В определенной мере Федеральной разведывательной службе помогли сведения из материалов бывшей "Штази", по сей день переходящих от одного ведомства к другому. Почему вообще внешней разведке достались эти досье, остается загадкой. Они относились к компетенции Ведомств по защите конституции, частично и Службы военной контрразведки (МАД) и отделу по защите государства при Федеральном ведомстве уголовной полиции (БКА), которые там могли получить важные для себя данные. Но БНД? Пуллахцев, собственно, касались лишь те материалы, в которых речь шла непосредственно об их ведомстве. Потому их поведение выглядело сомнительным, хотя ни один политик не рискнул этим поинтересоваться.
На самом нижнем политическом уровне на Федеральную разведывательную службу смотрят почти как на чудище из другого мира. После моего досрочного выхода на пенсию 1 января 2000 года я стал активно заниматься политикой на коммунальном уровне. Уже через короткое время местная парторганизация СДПГ в Целле выбрала меня своим председателем. Работа в социал-демократических кругах доставляла мне много радости.
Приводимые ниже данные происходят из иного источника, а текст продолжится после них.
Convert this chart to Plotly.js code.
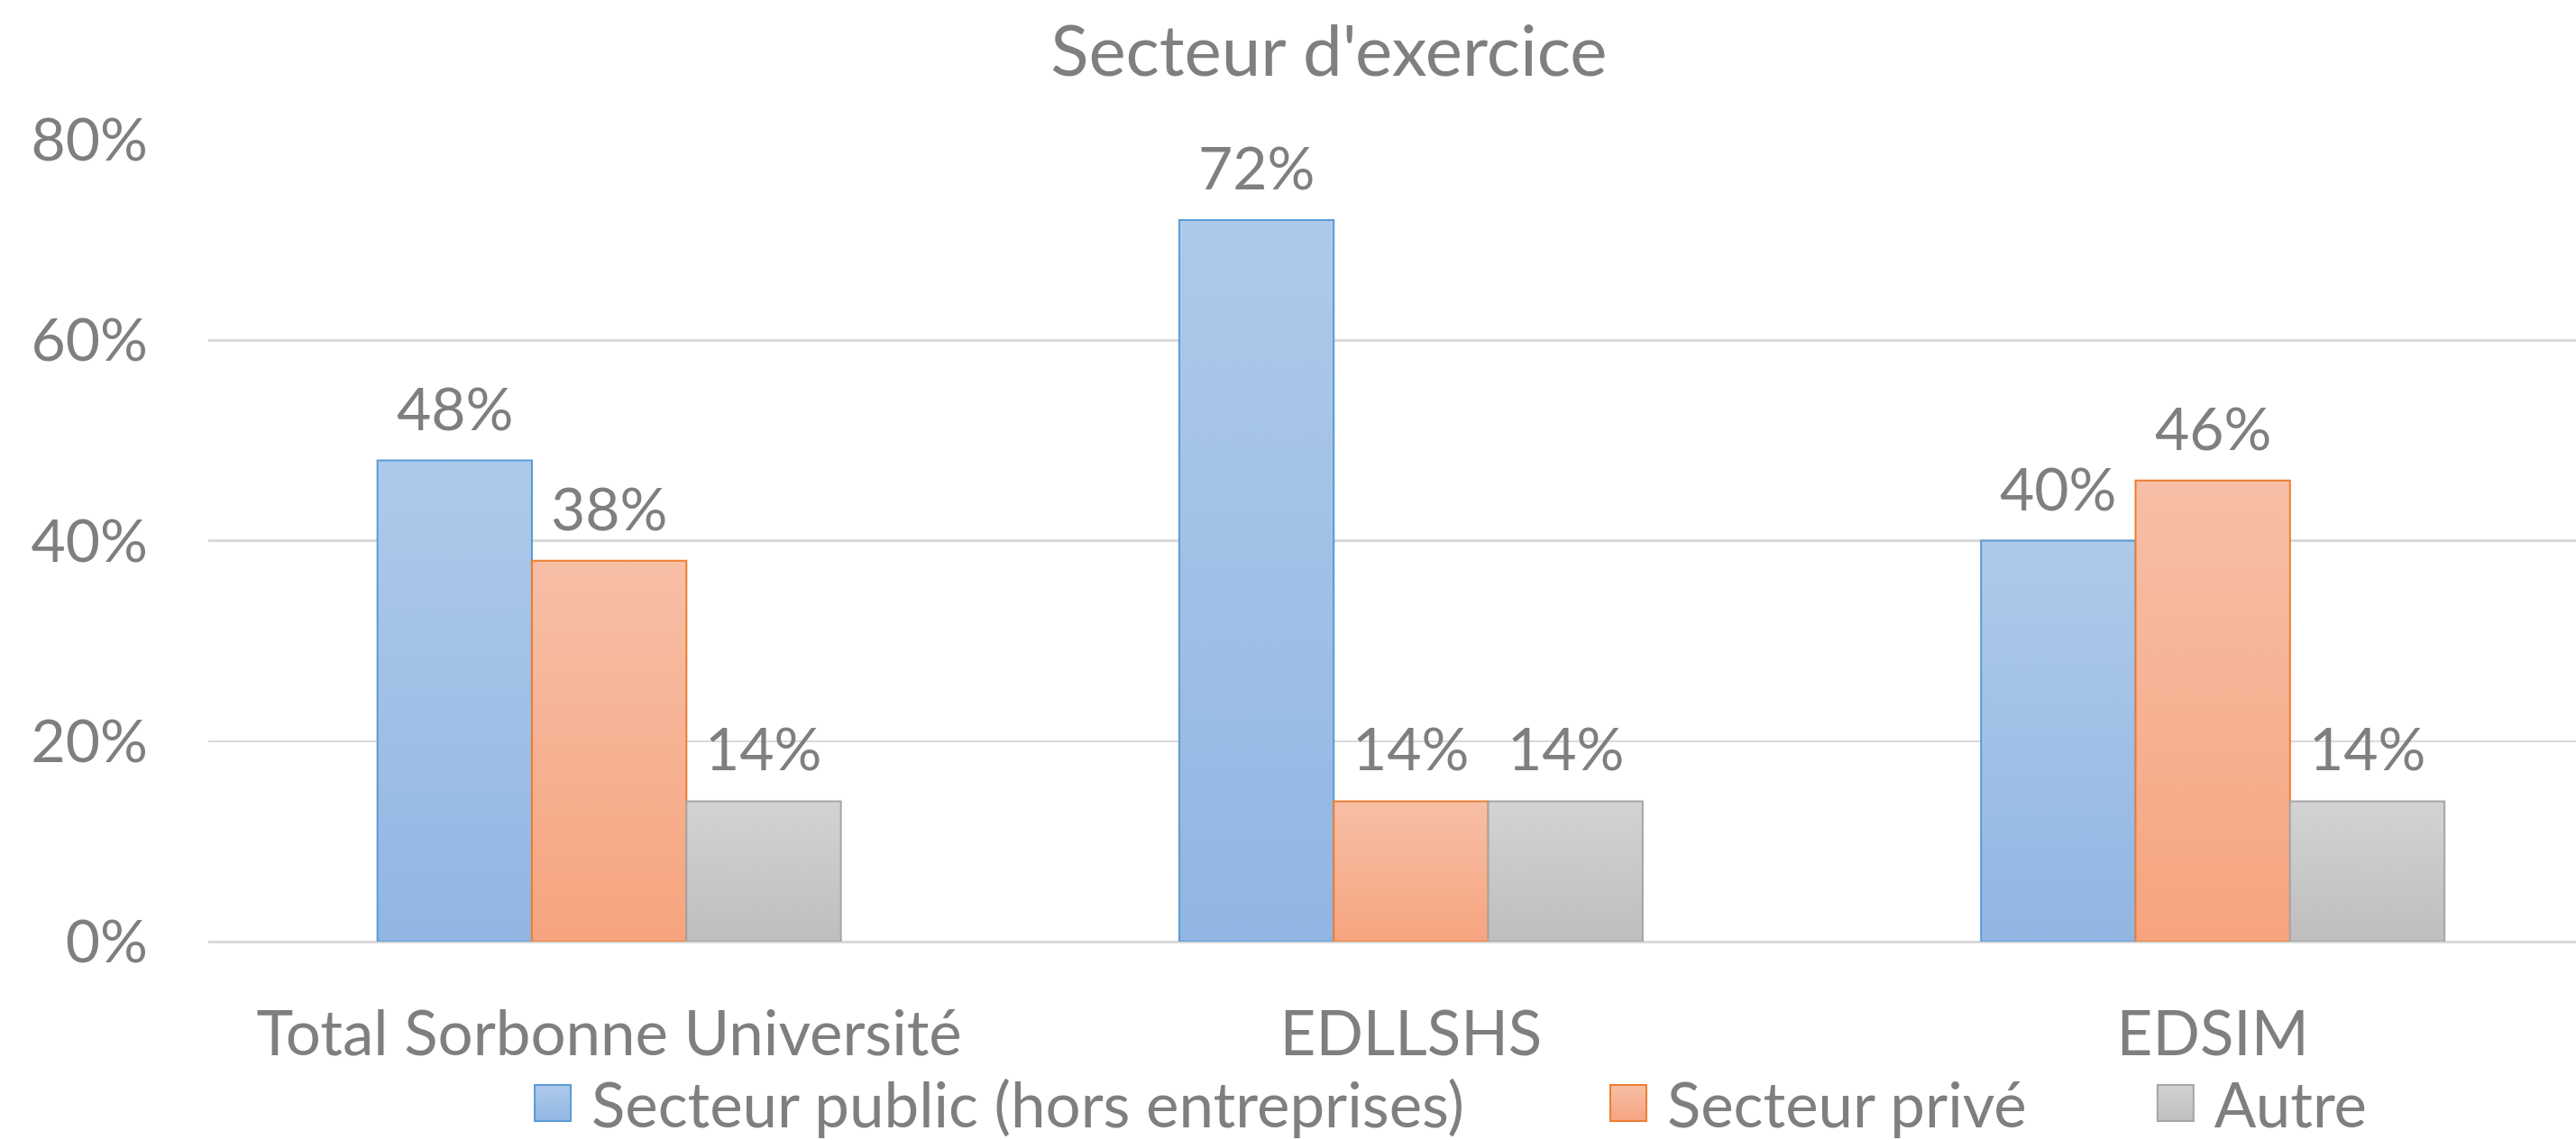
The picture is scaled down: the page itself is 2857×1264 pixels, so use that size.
<!DOCTYPE html>
<html>
<head>
<meta charset="utf-8">
<script src="https://cdn.plot.ly/plotly-3.0.1.min.js"></script>
<style>
  html, body { margin: 0; padding: 0; background: #ffffff; }
  #chart { width: 2857px; height: 1264px; }
</style>
</head>
<body>
<div id="chart"></div>
<script>
// ---- data ----
const categories = ['Total Sorbonne Université', 'EDLLSHS', 'EDSIM'];
const seriesNames = ['Secteur public (hors entreprises)', 'Secteur privé', 'Autre'];
const publicValues = [0.48, 0.72, 0.40];
const priveValues = [0.38, 0.14, 0.46];
const autreValues = [0.14, 0.14, 0.14];
const yTickValues = [0, 0.2, 0.4, 0.6, 0.8];
const yTickLabels = ['0%', '20%', '40%', '60%', '80%'];

// ---- styles ----
const FONT = 'Lato, "Open Sans", "Noto Sans", sans-serif';
const TXT = '#7f7f7f';
const FS_NUM = 66;
const FS_TXT = 69;
const fillColors = ['#a0c0e7', '#f6b294', '#c8c8c8'];
const lineColors = ['#5b9bd5', '#ed7d31', '#a5a5a5'];
const gradStops = [['#aecaea', '#91b6e3'], ['#f7bfa6', '#f6a47f'], ['#d3d3d3', '#bebebe']];
const bargap = 0.422;
const seriesValues = [publicValues, priveValues, autreValues];
const legendIds = ['legend', 'legend2', 'legend3'];

const traces = seriesValues.map((vals, s) => ({
  type: 'bar',
  name: seriesNames[s],
  x: categories,
  y: vals,
  legend: legendIds[s],
  marker: { color: fillColors[s], line: { color: lineColors[s], width: 2 } },
  hoverinfo: 'skip'
}));

// data labels placed via axis coordinates
const barw = (1 - bargap) / 3;
const annotations = [];
seriesValues.forEach((vals, s) => {
  vals.forEach((v, i) => {
    annotations.push({
      x: i + (s - 1) * barw, y: v, xref: 'x', yref: 'y',
      text: Math.round(v * 100) + '%',
      showarrow: false, yanchor: 'bottom', xanchor: 'center', yshift: 18,
      font: { family: FONT, size: FS_NUM, color: TXT }
    });
  });
});

function legendDef(x) {
  return {
    orientation: 'h', x: x, xanchor: 'left', xref: 'paper',
    y: -0.2015, yanchor: 'middle', yref: 'paper',
    bgcolor: 'rgba(0,0,0,0)', borderwidth: 0,
    font: { family: FONT, size: FS_TXT, color: TXT }
  };
}

const layout = {
  width: 2857, height: 1264,
  margin: { l: 231, r: 0, t: 155, b: 220, pad: 0, autoexpand: false },
  paper_bgcolor: '#ffffff', plot_bgcolor: '#ffffff',
  font: { family: FONT, size: FS_NUM, color: TXT },
  title: {
    text: "Secteur d'exercice",
    font: { family: FONT, size: 78, color: TXT },
    x: 0.4733, xref: 'paper', xanchor: 'center',
    y: 0.955, yref: 'container', yanchor: 'middle'
  },
  barmode: 'group', bargap: bargap, bargroupgap: 0,
  showlegend: true,
  legend: legendDef(0.1466),
  legend2: legendDef(0.6009),
  legend3: legendDef(0.832),
  xaxis: {
    type: 'category', range: [-0.5, 2.453], fixedrange: true, automargin: false,
    showgrid: false, zeroline: false, showline: false, ticks: '',
    ticklabelstandoff: 56,
    tickfont: { family: FONT, size: FS_TXT, color: TXT }
  },
  yaxis: {
    range: [0, 0.8], fixedrange: true, automargin: false,
    tickvals: yTickValues, ticktext: yTickLabels,
    showgrid: true, gridcolor: '#d9d9d9', gridwidth: 2.5,
    zeroline: true, zerolinecolor: '#d9d9d9', zerolinewidth: 3,
    showline: false, ticks: '', ticklabelstandoff: 66,
    tickfont: { family: FONT, size: FS_NUM, color: TXT }
  },
  annotations: annotations
};

const gd = document.getElementById('chart');
const ns = 'http://www.w3.org/2000/svg';

function ensureGradients() {
  const svg = gd.querySelector('svg.main-svg');
  if (!svg) return;
  let defs = svg.querySelector('defs');
  if (!defs) { defs = document.createElementNS(ns, 'defs'); svg.insertBefore(defs, svg.firstChild); }
  gradStops.forEach((st, k) => {
    if (document.getElementById('bargrad' + k)) return;
    const g = document.createElementNS(ns, 'linearGradient');
    g.setAttribute('id', 'bargrad' + k);
    g.setAttribute('x1', '0'); g.setAttribute('y1', '0');
    g.setAttribute('x2', '0'); g.setAttribute('y2', '1');
    [[0, st[0]], [1, st[1]]].forEach(([o, c]) => {
      const s = document.createElementNS(ns, 'stop');
      s.setAttribute('offset', o); s.setAttribute('stop-color', c);
      g.appendChild(s);
    });
    defs.appendChild(g);
  });
}

function restyleBars() {
  gd.querySelectorAll('.barlayer .trace').forEach((tr, k) => {
    tr.querySelectorAll('path').forEach(p => { p.style.fill = 'url(#bargrad' + k + ')'; });
  });
}

function restyleLegendSwatches() {
  const svg = gd.querySelector('svg.main-svg');
  if (!svg) return;
  gd.querySelectorAll('g.scrollbox').forEach(sb => sb.removeAttribute('clip-path'));
  gd.querySelectorAll('g.traces').forEach(item => {
    const t = item.querySelector('text.legendtext') || item.querySelector('text');
    if (!t) return;
    const k = seriesNames.indexOf(t.textContent.trim());
    const tb = t.getBoundingClientRect();
    if (tb.width === 0) return;
    item.querySelectorAll('.legendpoints path').forEach(p => {
      let bb;
      try { bb = p.getBBox(); } catch (e) { return; }
      if (!bb || bb.width === 0) return;
      const m = p.getScreenCTM();
      if (!m) return;
      const pt = svg.createSVGPoint();
      pt.x = tb.left - 23; pt.y = 0;
      const lp = pt.matrixTransform(m.inverse());
      const r = lp.x;
      p.setAttribute('d', 'M' + r + ',20H' + (r - 40) + 'V-20H' + r + 'Z');
      if (k >= 0) p.style.fill = 'url(#bargrad' + k + ')';
    });
  });
}

function decorate() {
  ensureGradients();
  restyleBars();
  restyleLegendSwatches();
}

Plotly.newPlot(gd, traces, layout, { staticPlot: true, displayModeBar: false }).then(() => {
  decorate();
});
</script>
</body>
</html>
Во всяком случае я встретился с многими прекрасными людьми, с которыми у меня установились отличные взаимоотношения.
Но стоило в разговоре хоть как-то затронуть тему Федеральной разведывательной службы, как тут же возникала определенная отчужденность. Этот комплекс действовал как порок, пятно. Тот, кто делал что-то непорядочное, а именно работал в БНД, не мог, собственно, быть в полной мере добродетельным человеком. Мнение меньшинства, которое все время распространялось среди людей. Общественность, как само собой разумеющееся, считала, что БНД это коррумпированный, нарушающий законы аппарат. При этом считалось, что это самое обычное явление на земле. Никто не хотел с ним связываться и даже знать о нем никто ничего не хотел.